Include the line containing "64, 54, 38]" and all lines before it, repeated exactly from the listing below, without pictures.

#### RAW DATA

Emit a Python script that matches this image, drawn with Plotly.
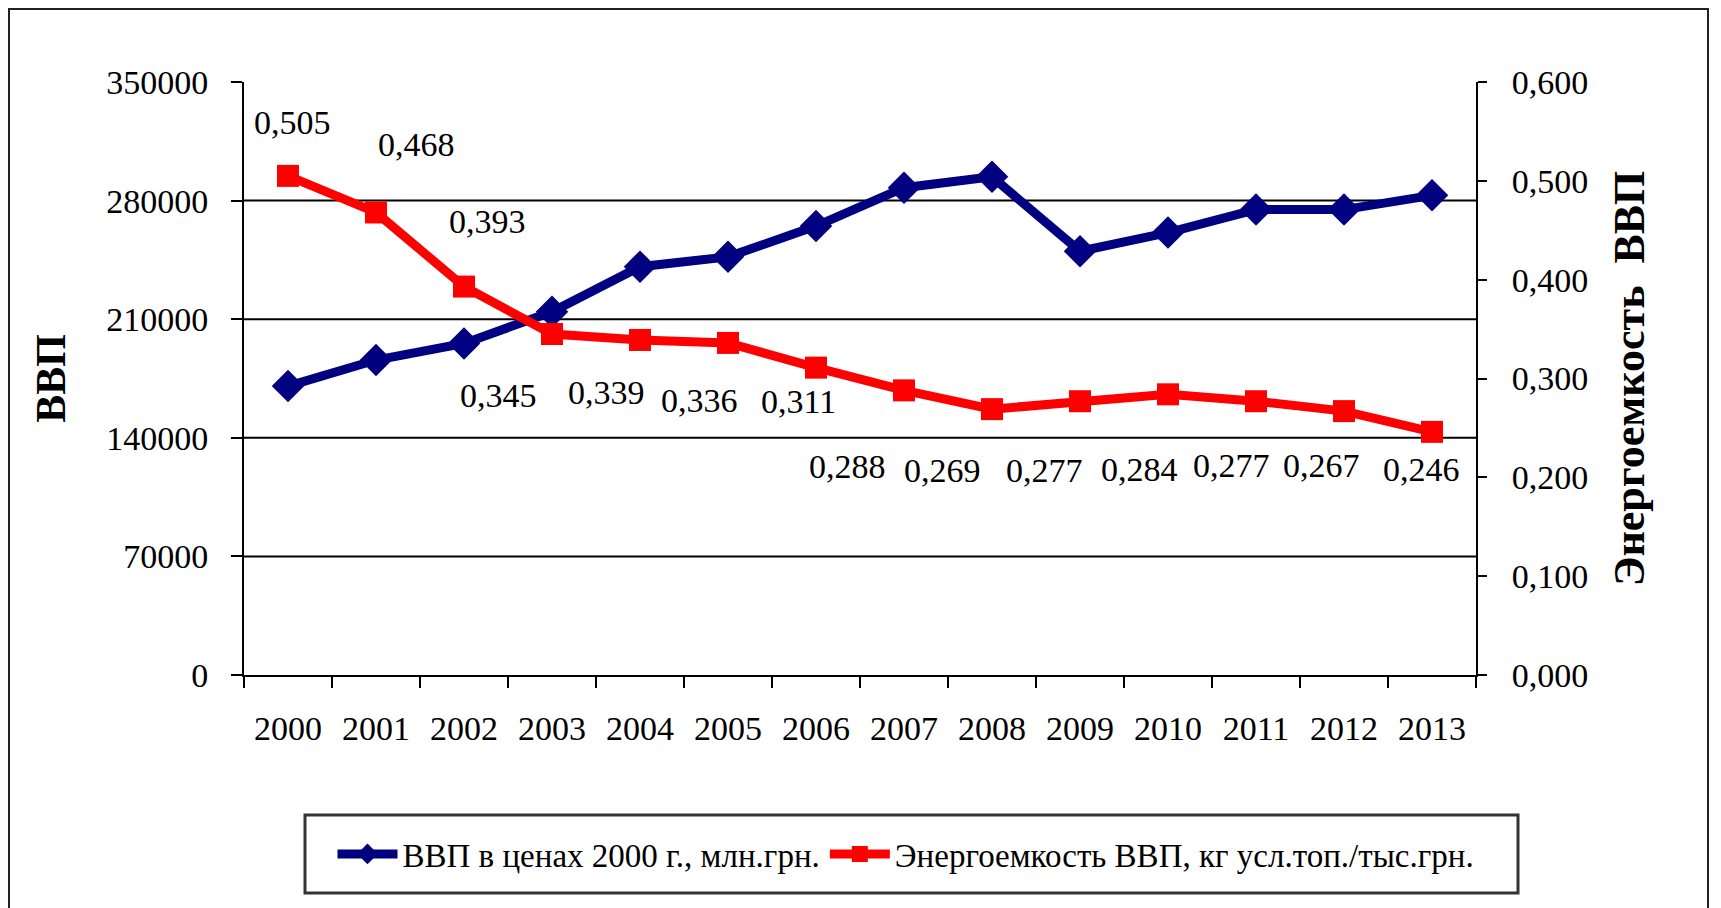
import plotly.graph_objects as go

years = ["2000", "2001", "2002", "2003", "2004", "2005", "2006",
         "2007", "2008", "2009", "2010", "2011", "2012", "2013"]
gdp = [170500, 185900, 195700, 214400, 241000, 246800, 265000,
       287600, 294100, 250100, 261100, 274700, 274700, 283100]
energy = [0.505, 0.468, 0.393, 0.345, 0.339, 0.336, 0.311,
          0.288, 0.269, 0.277, 0.284, 0.277, 0.267, 0.246]
energy_labels = ["0,505", "0,468", "0,393", "0,345", "0,339", "0,336", "0,311",
                 "0,288", "0,269", "0,277", "0,284", "0,277", "0,267", "0,246"]
left_ticks = [0, 70000, 140000, 210000, 280000, 350000]
left_grid = [70000, 140000, 210000, 280000]
right_ticks = [0.0, 0.1, 0.2, 0.3, 0.4, 0.5, 0.6]

# label offsets in pixels (dx right, dy down) as placed in the original
label_dx = [4, 40, 23, -54, -34, -29, -18, -57, -50, -36, -29, -25, -23, -11]
label_dy = [-53, -68, -65, 61, 53, 58, 34, 76, 61, 69, 75, 64, 54, 38]

FONT = "Liberation Serif"
BLUE = "#000080"
RED = "#FF0000"
FS = 34

# page body adds an 8px margin, so the figure is 8px smaller
W, H = 1713, 900
L, R, T, B = 236, 245, 74, 233
pw, ph = W - L - R, H - T - B
bottom_px = H - B


def px_x(px):
    return (px - L) / pw


def px_y(py):
    return (bottom_px - py) / ph


xpos = list(range(len(years)))

fig = go.Figure()
fig.add_trace(go.Scatter(
    x=xpos, y=gdp, name="ВВП в ценах 2000 г., млн.грн.",
    mode="lines+markers", line=dict(color=BLUE, width=9),
    marker=dict(symbol="diamond", size=25, color=BLUE), yaxis="y"))
fig.add_trace(go.Scatter(
    x=xpos, y=energy, name="Энергоемкость ВВП, кг усл.топ./тыс.грн.",
    mode="lines+markers", line=dict(color=RED, width=9),
    marker=dict(symbol="square", size=22, color=RED), yaxis="y2"))

for xi, v, t, dx, dy in zip(xpos, energy, energy_labels, label_dx, label_dy):
    fig.add_annotation(x=xi, y=v, xref="x", yref="y2", text=t, showarrow=False,
                       xshift=dx, yshift=-dy,
                       font=dict(family=FONT, size=FS, color="black"))

shapes = []
for g in left_grid:
    shapes.append(dict(type="line", xref="paper", yref="y", x0=0, x1=1, y0=g, y1=g,
                       line=dict(color="black", width=2), layer="below"))
# outer frame of the chart (bottom edge lies below the visible page)
shapes.append(dict(type="rect", xref="paper", yref="paper",
                   x0=px_x(1), x1=px_x(1700), y0=px_y(905), y1=px_y(1),
                   line=dict(color="#222222", width=2)))
# legend frame
shapes.append(dict(type="rect", xref="paper", yref="paper",
                   x0=px_x(297), x1=px_x(1510), y0=px_y(885), y1=px_y(807),
                   line=dict(color="#333333", width=3), fillcolor="rgba(0,0,0,0)"))

fig.update_layout(
    width=W, height=H,
    margin=dict(l=L, r=R, t=T, b=B),
    paper_bgcolor="white", plot_bgcolor="white",
    separators=",.",
    font=dict(family=FONT, size=FS, color="black"),
    showlegend=True,
    legend=dict(orientation="h", x=px_x(898), xanchor="center",
                y=px_y(846), yanchor="middle",
                bgcolor="rgba(0,0,0,0)", borderwidth=0,
                font=dict(family=FONT, size=FS - 1, color="black"),
                itemwidth=60, tracegroupgap=0),
    shapes=shapes,
    xaxis=dict(range=[-0.5, len(years) - 0.5], tickmode="array", tickvals=xpos,
               ticktext=years, ticks="", showline=True, linecolor="black",
               linewidth=2, showgrid=False, zeroline=False, ticklabelstandoff=22,
               tickangle=0,
               minor=dict(tick0=-0.5, dtick=1, ticks="outside", ticklen=11,
                          tickwidth=2, tickcolor="black", showgrid=False),
               tickfont=dict(family=FONT, size=FS, color="black")),
    yaxis=dict(range=[0, 350000], tickvals=left_ticks, tickformat="d",
               ticks="outside", ticklen=11, tickwidth=2, tickcolor="black",
               showline=True, linecolor="black", linewidth=2, showgrid=False,
               zeroline=False, ticklabelstandoff=16,
               tickfont=dict(family=FONT, size=FS, color="black"),
               title=dict(text="ВВП", standoff=28,
                          font=dict(family=FONT, size=42, color="black", weight="bold"))),
    yaxis2=dict(range=[0, 0.6], tickvals=right_ticks, tickformat=".3f",
                overlaying="y", side="right",
                ticks="outside", ticklen=9, tickwidth=2, tickcolor="black",
                showline=True, linecolor="black", linewidth=2, showgrid=False,
                zeroline=False, ticklabelstandoff=18,
                tickfont=dict(family=FONT, size=FS, color="black"),
                title=dict(text="Энергоемкость\u00a0\u00a0ВВП", standoff=26,
                           font=dict(family=FONT, size=44, color="black", weight="bold"))),
    yaxis3=dict(range=[0, 0.6], tickvals=right_ticks, overlaying="y", side="right",
                ticks="inside", ticklen=9, tickwidth=2, tickcolor="black",
                showticklabels=False, showline=False, showgrid=False, zeroline=False),
)

fig.write_html("out.html")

########

| ANSWER TO THE TASK |
Emit a Python script that matches this image, drawn with Plotly.
import plotly.graph_objects as go

years = ["2000", "2001", "2002", "2003", "2004", "2005", "2006",
         "2007", "2008", "2009", "2010", "2011", "2012", "2013"]
gdp = [170500, 185900, 195700, 214400, 241000, 246800, 265000,
       287600, 294100, 250100, 261100, 274700, 274700, 283100]
energy = [0.505, 0.468, 0.393, 0.345, 0.339, 0.336, 0.311,
          0.288, 0.269, 0.277, 0.284, 0.277, 0.267, 0.246]
energy_labels = ["0,505", "0,468", "0,393", "0,345", "0,339", "0,336", "0,311",
                 "0,288", "0,269", "0,277", "0,284", "0,277", "0,267", "0,246"]
left_ticks = [0, 70000, 140000, 210000, 280000, 350000]
left_grid = [70000, 140000, 210000, 280000]
right_ticks = [0.0, 0.1, 0.2, 0.3, 0.4, 0.5, 0.6]

# label offsets in pixels (dx right, dy down) as placed in the original
label_dx = [4, 40, 23, -54, -34, -29, -18, -57, -50, -36, -29, -25, -23, -11]
label_dy = [-53, -68, -65, 61, 53, 58, 34, 76, 61, 69, 75, 64, 54, 38]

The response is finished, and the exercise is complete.